そのため、イラストを描く場合、顔を等倍で描く機会は少ない以上、必然的に「目」はミリコンマ単位で描き込まれるパーツとなる。口や鼻であるならば、初心者が1ミリずらしたところで大過はないが、「目」だけは違う。
「福笑い」を思い起こしてほしい。「目」は、「位置」「傾き」だけで容易に感情を表す。
アイシャドウ、アイラインを考えてもらえれば分かるが、「目」を描く「線の太さ」、それだけで絵のイメージは、イラストレーターの意図とは合致しなくなることもある。技術が未熟である場合、もっとも描きにくいのが「目」だ。

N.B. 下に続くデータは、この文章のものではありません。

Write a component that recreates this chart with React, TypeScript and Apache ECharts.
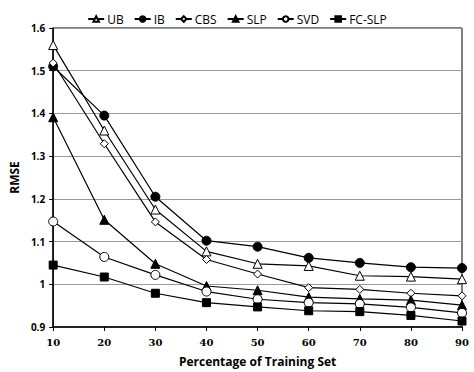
import React, { useEffect, useRef } from "react";
import * as echarts from "echarts";

const xValues = [10, 20, 30, 40, 50, 60, 70, 80, 90];
const ub = [1.56, 1.36, 1.175, 1.077, 1.048, 1.043, 1.02, 1.018, 1.012];
const ib = [1.51, 1.395, 1.205, 1.102, 1.088, 1.062, 1.05, 1.04, 1.038];
const cbs = [1.518, 1.329, 1.146, 1.058, 1.024, 0.992, 0.988, 0.979, 0.973];
const slp = [1.391, 1.151, 1.048, 0.996, 0.986, 0.97, 0.966, 0.963, 0.951];
const svd = [1.147, 1.064, 1.022, 0.983, 0.965, 0.957, 0.954, 0.946, 0.933];
const fcslp = [1.045, 1.017, 0.979, 0.957, 0.947, 0.938, 0.936, 0.927, 0.914];

const seriesDefs = [
  { name: "UB", data: ub, symbol: "triangle", filled: false, size: 9 },
  { name: "IB", data: ib, symbol: "circle", filled: true, size: 9 },
  { name: "CBS", data: cbs, symbol: "diamond", filled: false, size: 8 },
  { name: "SLP", data: slp, symbol: "triangle", filled: true, size: 9 },
  { name: "SVD", data: svd, symbol: "circle", filled: false, size: 9 },
  { name: "FC-SLP", data: fcslp, symbol: "rect", filled: true, size: 8 },
];

export default function App() {
  const ref = useRef<HTMLDivElement>(null);
  useEffect(() => {
    if (!ref.current) return;
    const chart = echarts.init(ref.current, null, { renderer: "svg" });
    chart.setOption({
      animation: false,
      backgroundColor: "#fff",
      legend: {
        top: 8,
        left: "center",
        itemWidth: 16,
        itemHeight: 7,
        itemGap: 10,
        textStyle: { fontFamily: "Open Sans", fontSize: 12, color: "#000", padding: [0, 0, 0, -2] },
        data: seriesDefs.map((s) => s.name),
      },
      grid: {
        left: 42,
        right: 12,
        top: 28,
        bottom: 42,
        show: true,
        borderColor: "#000",
        borderWidth: 1,
      },
      xAxis: {
        type: "value",
        min: 10,
        max: 90,
        interval: 10,
        name: "Percentage of Training Set",
        nameLocation: "middle",
        nameGap: 28,
        nameTextStyle: { fontFamily: "Open Sans", fontWeight: "bold", fontSize: 12, color: "#000" },
        axisLine: { lineStyle: { color: "#000", width: 1.5 } },
        axisTick: { show: true, length: 4, lineStyle: { color: "#000" } },
        axisLabel: { fontFamily: "DejaVu Serif", fontWeight: "bold", fontSize: 10, color: "#000", margin: 10 },
        splitLine: { show: false },
      },
      yAxis: {
        type: "value",
        min: 0.9,
        max: 1.6,
        interval: 0.1,
        name: "RMSE",
        nameLocation: "middle",
        nameGap: 28,
        nameRotate: 90,
        nameTextStyle: { fontFamily: "Open Sans", fontWeight: "bold", fontSize: 12, color: "#000" },
        axisLine: { show: true, lineStyle: { color: "#000", width: 1.5 } },
        axisTick: { show: true, length: 4, lineStyle: { color: "#000" } },
        axisLabel: {
          fontFamily: "Open Sans",
          fontWeight: "bold",
          fontSize: 10,
          color: "#000",
          margin: 8,
          formatter: (v: number) => String(Math.round(v * 10) / 10),
        },
        splitLine: { show: true, lineStyle: { color: "#999", width: 1 } },
      },
      series: seriesDefs.map((s) => ({
        name: s.name,
        type: "line",
        data: xValues.map((x, i) => [x, s.data[i]]),
        symbol: s.symbol,
        symbolSize: s.size,
        showAllSymbol: true,
        lineStyle: { color: "#000", width: 1.2 },
        itemStyle: {
          color: s.filled ? "#000" : "#fff",
          borderColor: "#000",
          borderWidth: 1,
        },
        emphasis: { disabled: true },
      })),
    });
    return () => chart.dispose();
  }, []);
  return (
    <div
      ref={ref}
      style={{ position: "fixed", left: 0, top: 0, width: 474, height: 372, background: "#fff" }}
    />
  );
}
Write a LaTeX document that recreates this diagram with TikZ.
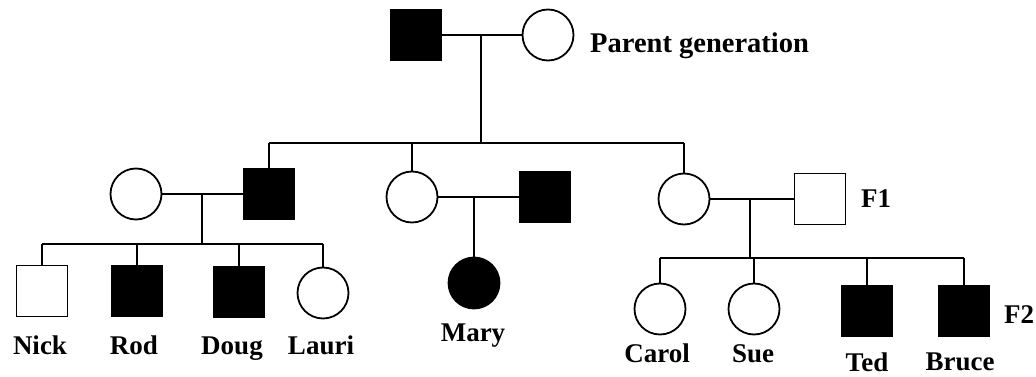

そうした技術的な未熟さのフォローアップとして使われる手法の一つとして、コミック・イラストレーションの領域で、なかば無意識に行われるのが、「目を大きくする」という技法だ。
この方法をとると、顔を構成するパーツの中で、相対的に「目」が大きくなるため

  • 線の未熟さ
  • バランスの不具合
  • パーツの不揃い

をカバーすることが可能になる。加えて言うのであれば、「目」を大きく描くことによって

  • かわいさを強調
  • 意志の強さを強調【ただし大きさの上限はある】

することもできる。「かわいさの強調」は、イラストの領域においてプラスに転化することができる。また、ある程度まで大きく描いた「目」は、「意志の強さ」を表すことができ、主人公キャラクターと脇役を峻別する手段の一つともなる。……ただし大き過ぎる目は逆に無思慮・非人間性へと繋がる。
なぜ日本でこれほどまでに「目」を大きく描くことが流行ったのかはよく分からない。この辺り日本のコミックの歴史から振り返った検証が必要だと思われるが、ちょっと時間がない。
ひょっとするとコミックを量産する上で、「目」を大きく書く方が楽だということが影響を与えた可能性もあるが、ちょっとまだオイラの中でも仮説なので、この部分はむしろ、漫画の歴史分析を行っている方に頼みたいところだ。

さて、このように描くと「目」を大きく描くことは、イラストレーター・コミックの初心者にとって良いことのように思われるかも知れないが、デメリットもまた大きい。では以下に「目」を大きく描いた場合のデメリットを列挙してみよう

  • 目(+眉)で表現できる表情が限定される
  • キャラクターの描き分けが限定される
  • 大きすぎる目は非人間性を醸し出す
  • 大人のキャラクターを描けない

欧米圏では日本のコミック・アニメへの拒絶反応として「目が大きい」という批判が多いのは周知の事実だろう。その点に関して日本人は割と不感症になっているが、実はそれはこの列挙した4つのデメリットと深く関わっている場合が多い。
以前に上げた本から例を挙げてこの検証をしていこうと思ったのだが、すでに書きすぎているのでこれはまた次回に……。
しかし本当に書いても書いても終わらないな……。